Page MenuHomePhabricator

Wikibase\Repo\Content\EntityHandler should not override makeParserOptions()
Closed, ResolvedPublic

Description

While working on MCR, we noticed that having Content-specific ParserOptions doesn't make much sense there. We'd like to remove that.

Wikibase's EntityHandler/EntityContent seems to be the only model actually doing this, and the way it's doing it is 2/3 based on mistaken assumptions.

EntityHandler's current implementation of the method is

public function makeParserOptions( $context ) {
    if ( $context === 'canonical' ) {
        // There are no "canonical" ParserOptions for Wikibase,
        // as everything is User-language dependent
        $context = RequestContext::getMain();
    }

    $options = parent::makeParserOptions( $context );

    // The html representation of entities depends on the user language, so we
    // have to call ParserOptions::getUserLangObj to split the cache by user language.
    $options->getUserLangObj();

    // bump PARSER VERSION when making breaking changes to parser output (e.g. entity view).
    $options->addExtraKey( 'wb' . self::PARSER_VERSION );

    return $options;
}

This is making three major changes to what the base ContentHandler class does.

Overrides 'canonical' to be non-canonical

This is claimed to be because "There are no 'canonical' ParserOptions for Wikibase, as everything is User-language dependent". That's mistaking the purpose of the 'canonical' behavior.

Anonymous users, in the absence of a uselang URL parameter, Accept-Language headers, or the like, will see pages in the site language and will use default values for the numberheadings, thumbsize, and stubthreshold user preferences, and it's generally a good assumption that most logged-in users are also using the site-default language and preferences. Yes, that's less true on multilingual wikis like Commons and Wikidata, but at the moment only 2.42% of users on Wikidata have their language preference set to non-English and only 2.43% have any of these four options set to non-default values.

So, since it's so likely that a view is going to need the default values for these options, when we save a page after an edit we also populate the parser cache with the version of the page parsed with canonical options. But Wikibase is breaking that for its entity pages, instead populating the parser cache with the version of the page for whichever user made the edit and leaving the canonical version to be parsed later when an IP visits it.

Conclusion: All this overriding does is slow down the page view for subsequent anonymous visitors or visitors who have default values for four user preferences. The override should be removed.

Attempts to force a cache split on the user's language

Again, since Wikibase's output is intrinsically dependent on the user's UI language, the override tries to force a cache split based on the user's language by accessing that language in the ParserOptions object it creates. However, this code in fact has no effect.
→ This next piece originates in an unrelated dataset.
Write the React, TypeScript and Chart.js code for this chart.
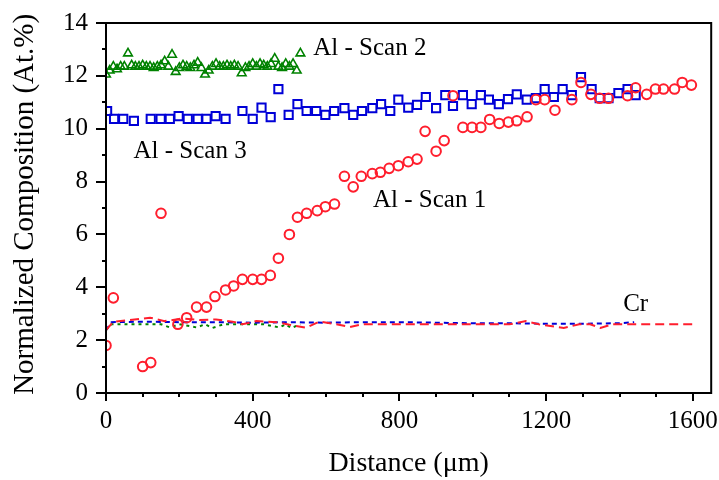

ParserOptions has a method, registerWatcher(), that allows registering of one callback to be called when cache-splitting options are used, and getUserLangObj() is indeed one of those options. But at the point EntityHandler's makeParserOptions() calls that method, no watcher has been registered so the notification disappears into the void.

So how then does Wikibase manage to successfully split the cache by language? That's done when EntityContent::getParserOutputFromEntityView() or ::getParserOutputForRedirect() calls $output->recordOption( 'userlang' ).

Conclusion: This has no effect and may be removed.

Adds an extra Entity-specific version to the cache key

And finally, EntityHandler's code calls addExtraKey() on the ParserOptions object to add an additional cache-splitting key that allows the whole cache to be invalidated if Wikibase changes the format of its HTML in an incompatible manner. This is potentially useful, but it can be done without using makeParserOptions().

First, Wikibase should register a lazy "option" that reflects its version, using the ParserOptionsRegister hook:

public static function onParserOptionsRegister( &$defaults, &$inCacheKey, &$lazyOptions ) {
    $defaults['wb'] = null;
    $inCacheKey['wb'] = true;
    $lazyOptions['wb'] = function () {
        return EntityHandler::PARSER_VERSION;
    };
}

Then, in EntityContent::getParserOutputFromEntityView() and ::getParserOutputForRedirect() where it's already calling $output->recordOption( 'userlang' ), add $output->recordOption( 'wb' ) too (and merge https://gerrit.wikimedia.org/r/421964).

Conclusion: There's a better way to handle this.

Related Objects

View Standalone Graph
This task is connected to more than 200 other tasks. Only direct parents and subtasks are shown here. Use View Standalone Graph to show more of the graph.

Event Timeline

Restricted Application added a subscriber: Aklapper. · View Herald Transcript

While working on MCR, we really noticed that having Content-specific ParserOptions doesn't make much sense anywhere, and we want to remove that option. If I understand correctly, @Anomie is pointing out a better way to achieve what we wanted: splitting the parser cache on the user language.

Change 444950 had a related patch set uploaded (by Anomie; owner: Anomie):
[mediawiki/extensions/Wikibase@master] Stop overriding ContentHandler::makeParserOptions()

https://gerrit.wikimedia.org/r/444950

Change 444950 merged by jenkins-bot:
[mediawiki/extensions/Wikibase@master] Stop overriding ContentHandler::makeParserOptions()

https://gerrit.wikimedia.org/r/444950

Anomie claimed this task.